Who Benefits From a Price Floor? Key Groups Explained
Understand which key economic players and sectors experience direct and indirect advantages from price floor policies.
Understand which key economic players and sectors experience direct and indirect advantages from price floor policies.
A price floor represents a government- or agency-imposed limit on how low a price can be charged for a specific good, service, or commodity in the market. This mechanism prevents prices from falling below a predetermined level, acting as a lower boundary. Its primary function is to establish a minimum permissible price, influencing market dynamics. Such interventions aim to support specific economic sectors or groups by ensuring a certain level of remuneration or revenue.
Producers, particularly those within agricultural sectors, often experience direct benefits from price floors. These measures guarantee a minimum selling price for their goods, offering protection against market volatility and contributing to a more stable income. For instance, agricultural price supports, often established through legislation like the Farm Bill, provide financial assistance to farmers when market prices for their commodities decline.
These programs offer a safety net by ensuring farmers receive a certain return for their crops or dairy products. Payments are typically triggered when market prices or revenues fall below specific thresholds, often fixed reference prices. This stability helps producers cover operational costs, manage risks from fluctuating yields and prices, and maintain a predictable revenue stream.
The assurance of a minimum price allows farmers to make informed decisions regarding planting and investment in their operations. Without such supports, agricultural incomes can fluctuate widely due to weather events and global supply changes, potentially threatening the financial viability of farms. Price floors aim to mitigate these risks, encouraging consistent production levels and contributing to food security.
Workers, especially those at the lower end of the wage scale, directly benefit from the minimum wage. This is a legislated minimum hourly rate employers are legally required to pay. The federal minimum wage provisions are established under the Fair Labor Standards Act (FLSA), which sets a baseline for worker protections, including a current federal minimum wage of $7.25 per hour.

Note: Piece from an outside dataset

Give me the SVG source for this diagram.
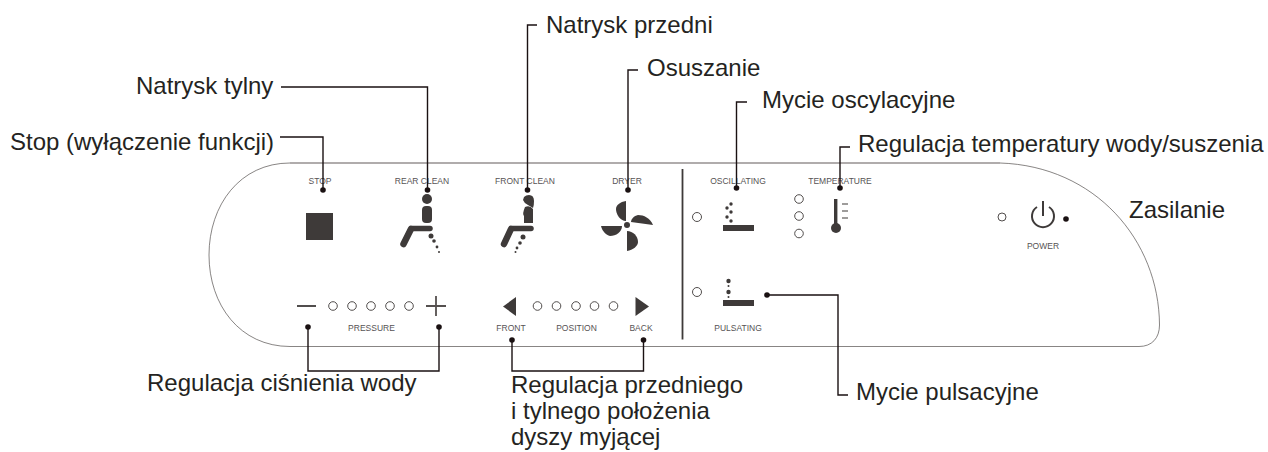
<svg xmlns="http://www.w3.org/2000/svg" width="1268" height="452" viewBox="0 0 1268 452">
<defs><style>
text{font-family:"Liberation Sans",Arial,sans-serif;opacity:.99}
.l{font-size:24px;fill:#231f20}
.s{font-size:8.500px;fill:#555152;text-anchor:middle}
.c{fill:none;stroke:#1a1112;stroke-width:1.400}
.d{fill:#1a1112}
.i{fill:#3e3a39}
.o{fill:#fff;stroke:#3e3a39;stroke-width:.9}
.b{fill:none;stroke:#3e3a39;stroke-linecap:round;stroke-linejoin:round}
</style></defs>
<rect width="1268" height="452" fill="#fff"/>
<g id="panel">
<path d="M290 163H1000C1095 166 1159 240 1159.500 325C1159.500 338 1152 346.500 1139 346.500H290C240 346.500 209 305 209 255C209 205 240 163 290 163Z" fill="#fff" stroke="#55504f" stroke-width=".7"/>
<path d="M290 163H1000" stroke="#aaa5a5" stroke-width="1.300" fill="none"/>
<path d="M682.500 169V339.500" stroke="#3e3a39" stroke-width="1.800"/>
</g>
<g id="stop"><text class="s" x="320" y="184">STOP</text><rect class="i" x="306" y="213" width="27" height="27"/></g>
<g id="rear-clean"><text class="s" x="422" y="184">REAR CLEAN</text>
<circle class="i" cx="427" cy="199" r="5"/><rect class="i" x="422" y="206" width="10" height="17" rx="4"/>
<path class="b" d="M412 228.500H430" stroke-width="5.500"/><path class="b" d="M411 229L403.500 244" stroke-width="6.500"/>
<circle class="i" cx="431" cy="236" r="2.500"/><circle class="i" cx="434" cy="241" r="1.800"/><circle class="i" cx="437" cy="247" r="1.400"/><circle class="i" cx="439" cy="252" r="1"/></g>
<g id="front-clean"><text class="s" x="525" y="184">FRONT CLEAN</text>
<path class="i" d="M524 197Q526 195 529 195Q534 195 534 201Q534 206 533 208L528 205Q524 203 523 200Z"/><path class="i" d="M525 207Q530 205 533 209V223H524V216Q522 214 525 207Z"/>
<path class="b" d="M512 228.500H531" stroke-width="5.500"/><path class="b" d="M511 229L504 244" stroke-width="6.500"/>
<circle class="i" cx="523" cy="237" r="2.500"/><circle class="i" cx="520" cy="243" r="1.800"/><circle class="i" cx="517" cy="248" r="1.400"/><circle class="i" cx="515.500" cy="252" r="1"/></g>
<g id="dryer"><text class="s" x="627" y="184">DRYER</text>
<circle class="i" cx="627" cy="225" r="3"/>
<path class="i" d="M626 201V221C620 221 616 214 616 209C616 205 620 202 626 201Z"/>
<path class="i" d="M631 222L653 225C650 218 644 215 638 215C634 216 631 219 631 222Z"/>
<path class="i" d="M627 251V231C633 231 638 236 638 242C638 246 633 250 627 251Z"/>
<path class="i" d="M601 226L622 226C622 232 616 236 610 236C606 235 602 231 601 226Z"/></g>
<g id="oscillating"><text class="s" x="738" y="184">OSCILLATING</text><circle class="o" cx="697" cy="217" r="4.500"/>
<circle class="i" cx="731" cy="204" r="1.700"/><circle class="i" cx="727" cy="208" r="1.700"/><circle class="i" cx="731" cy="212" r="1.700"/><circle class="i" cx="727" cy="217" r="1.700"/><circle class="i" cx="731" cy="221" r="1.700"/><rect class="i" x="723" y="225" width="31" height="6"/></g>
<g id="temperature"><text class="s" x="840" y="184">TEMPERATURE</text><circle class="o" cx="799" cy="199" r="4.300"/><circle class="o" cx="799" cy="216" r="4.300"/><circle class="o" cx="799" cy="233.500" r="4.300"/>
<rect class="i" x="834" y="199" width="3.400" height="26"/><circle class="i" cx="836" cy="228" r="5"/><path d="M842 204H848M842 211H848M842 218H848" stroke="#3e3a39" stroke-width="1.200"/></g>
<g id="power"><text class="s" x="1043" y="249">POWER</text><circle class="o" cx="1002" cy="217" r="4"/>
<path d="M1037 207A11 11 0 1 0 1049 207M1043 201V216" fill="none" stroke="#3e3a39" stroke-width="2"/></g>
<g id="pulsating"><text class="s" x="738" y="331">PULSATING</text><circle class="o" cx="697" cy="292" r="4.500"/>
<circle class="i" cx="728.500" cy="281" r="2.200"/><circle class="i" cx="728.500" cy="286" r="1"/><circle class="i" cx="728.500" cy="292" r="2.200"/><circle class="i" cx="728.500" cy="297" r="1"/><rect class="i" x="723" y="300" width="31" height="6"/></g>
<g id="pressure"><text class="s" x="371.500" y="331">PRESSURE</text><path d="M297 306H316" stroke="#3e3a39" stroke-width="1.800"/>
<circle class="o" cx="333" cy="306" r="4.300"/><circle class="o" cx="352" cy="306" r="4.300"/><circle class="o" cx="371" cy="306" r="4.300"/><circle class="o" cx="390" cy="306" r="4.300"/><circle class="o" cx="409" cy="306" r="4.300"/>
<path d="M426 306H446M436 296V316" stroke="#55504f" stroke-width="1.800"/></g>
<g id="position"><text class="s" x="511" y="331">FRONT</text><text class="s" x="576.500" y="331">POSITION</text><text class="s" x="641" y="331">BACK</text>
<path class="i" d="M503 306.500L516 297V316Z"/><path class="i" d="M649 306.500L635.500 297V316Z"/>
<circle class="o" cx="537.500" cy="306" r="4.300"/><circle class="o" cx="556.500" cy="306" r="4.300"/><circle class="o" cx="576" cy="306" r="4.300"/><circle class="o" cx="594.500" cy="306" r="4.300"/><circle class="o" cx="613.500" cy="306" r="4.300"/></g>
<g id="connectors">
<path class="c" d="M280 137H323V190M281 87H427.500V190M537 25H527.500V190M638 70H628V190M747 102H736.500V188M850 147H840V188M767 295H838V395H848M308 327V371H439V327M512 340V371H643.500V340"/>
<circle class="d" cx="323" cy="190" r="2.800"/><circle class="d" cx="427.500" cy="190" r="2.800"/><circle class="d" cx="527.500" cy="190" r="2.800"/><circle class="d" cx="628" cy="190" r="2.800"/><circle class="d" cx="736.500" cy="188" r="2.800"/><circle class="d" cx="840" cy="188" r="2.800"/><circle class="d" cx="767" cy="295" r="2.800"/><circle class="d" cx="308" cy="327" r="2.800"/><circle class="d" cx="439" cy="327" r="2.800"/><circle class="d" cx="512" cy="340" r="2.800"/><circle class="d" cx="643.500" cy="340" r="2.800"/><circle class="d" cx="1066" cy="219" r="2.800"/>
</g>
<g id="labels">
<text class="l" x="10" y="150">Stop (wyłączenie funkcji)</text>
<text class="l" x="136" y="94">Natrysk tylny</text>
<text class="l" x="546" y="33">Natrysk przedni</text>
<text class="l" x="647" y="76">Osuszanie</text>
<text class="l" x="762" y="108">Mycie oscylacyjne</text>
<text class="l" x="858" y="152">Regulacja temperatury wody/suszenia</text>
<text class="l" x="1129" y="218">Zasilanie</text>
<text class="l" x="147" y="391">Regulacja ciśnienia wody</text>
<text class="l" x="511" y="393">Regulacja przedniego</text>
<text class="l" x="511" y="419">i tylnego położenia</text>
<text class="l" x="511" y="445">dyszy myjącej</text>
<text class="l" x="856" y="400">Mycie pulsacyjne</text>
</g>
</svg>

This mandated wage floor ensures low-wage workers receive a legally protected income, preventing employers from paying below a certain rate. A higher minimum wage can improve living standards by providing increased purchasing power and the ability to meet basic needs such as food, housing, and healthcare. It also aims to reduce poverty and income inequality by ensuring a more equitable distribution of earnings.
The FLSA also includes protections, such as overtime pay for hours worked beyond 40 in a workweek, further supporting worker income. While the federal minimum wage sets a national standard, many states and local jurisdictions have enacted their own minimum wage laws that provide greater protections or higher hourly rates, requiring employers to adhere to the higher of the two.
The increased and stabilized income provided to direct beneficiaries of price floors generates broader positive effects across supporting industries and local economies. When producers in sectors like agriculture receive a guaranteed minimum price for their goods, their enhanced financial stability allows them to invest more consistently in their businesses. This investment often translates into increased spending on supplies, equipment, and services from local vendors.
For example, a farmer with a more predictable income stream may purchase new farm machinery, seeds, fertilizers, or utilize local repair services, directly benefiting agricultural supply companies and rural businesses. Similarly, when minimum wage earners receive a higher, legally mandated income, their disposable income increases. This often leads to greater consumer spending at local retail stores, restaurants, and service providers.
This ripple effect stimulates economic activity within communities, as businesses experience increased demand for their products and services. The enhanced purchasing power of direct beneficiaries can support job creation in these related industries and contribute to the overall economic health of local areas. The benefits of price floors extend beyond the immediate recipients, fostering a broader economic impact.